Daniel
Daniel

Reputation: 2459

Difference between Memoization Implementations - Python

What is the difference (if any exists) between these memoization implementations? Is there a use case where one is preferable to the other? (I included this Fibo recursion as an example)

Put another way: is there a difference between checking if some_value in self.memo: and if some_value not in self.memo:, and if so, is there a case where one presents a better implementation (better optimized for performance, etc.)?

class Fibo:
    def __init__(self):
        self.memo = {}

    """Implementation 1""" 
    def fib1(self, n):
        if n in [0,1]:
            return n

        if n in self.memo:
            return self.memo[n]

        result = self.fib1(n - 1) + self.fib1(n - 2)

        self.memo[n] = result

        return result

    """Implementation 2"""
    def fib2(self, n):
        if n in [0,1]:
            return n

        if n not in self.memo:
            result = self.fib2(n - 1) + self.fib2(n - 2)
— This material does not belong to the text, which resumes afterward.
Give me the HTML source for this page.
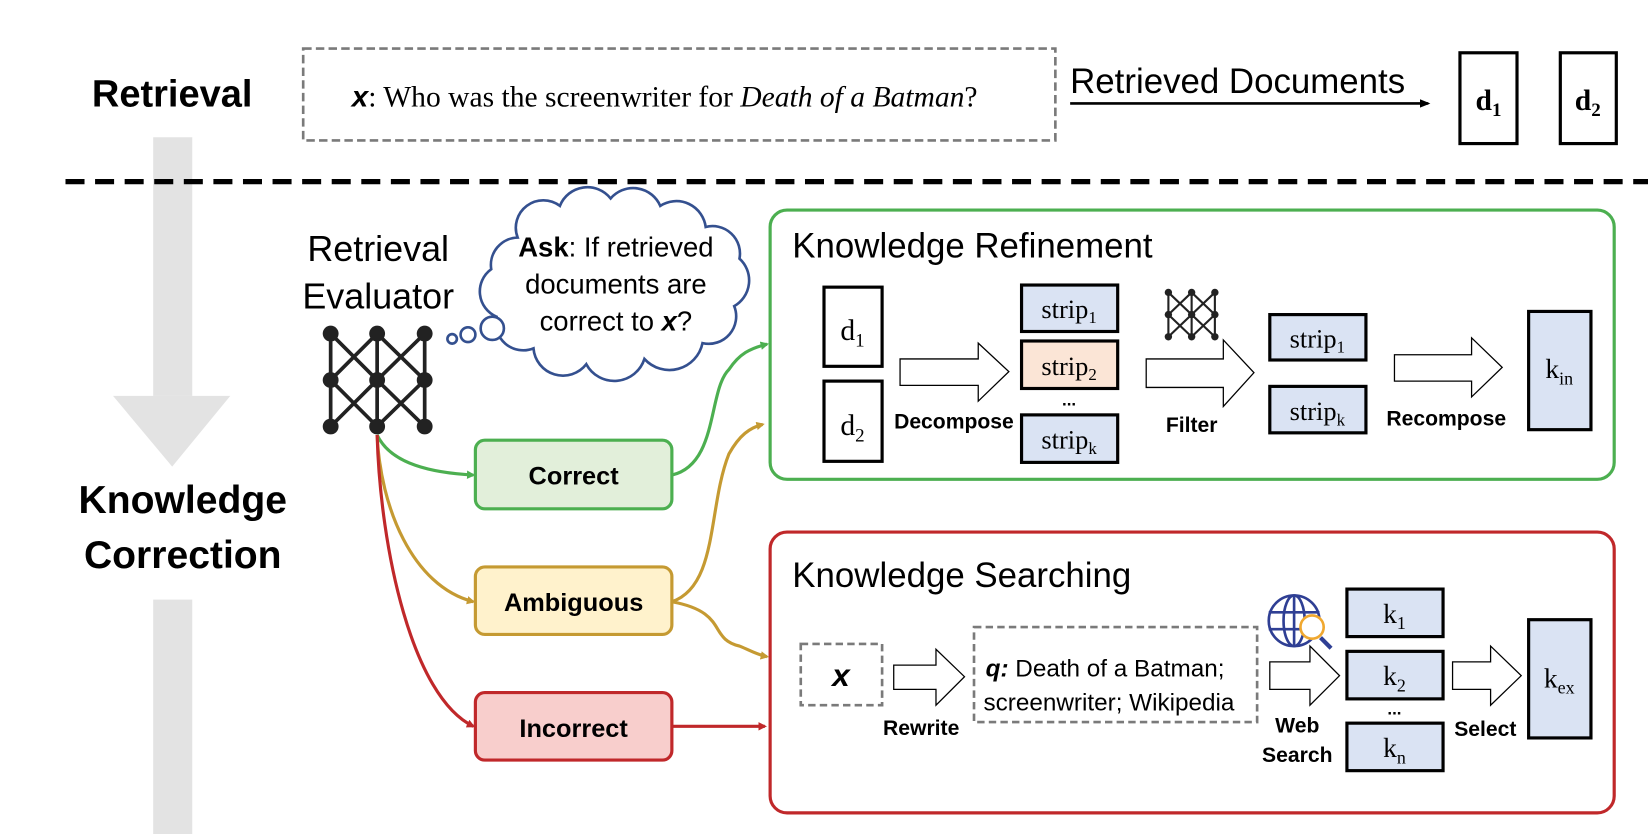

            self.memo[n] = result

        return self.memo[n]

# Fibo().fib1(8) returns 21
# Fibo().fib2(8) returns 21

Upvotes: 1

Views: 65

Answers (1)

wim
wim

Reputation: 362587

There is no significant performance difference in these implementations. In my opinion fib2 is a more readable/pythonic implementation, and should be preferred.

One other recommendation I would make, is to initialise the memo in __init__ like this:

self.memo = {0:0, 1:1}

This avoids the need to make a conditional check inside each and every call, you can simply remove the first two lines of the fib method now.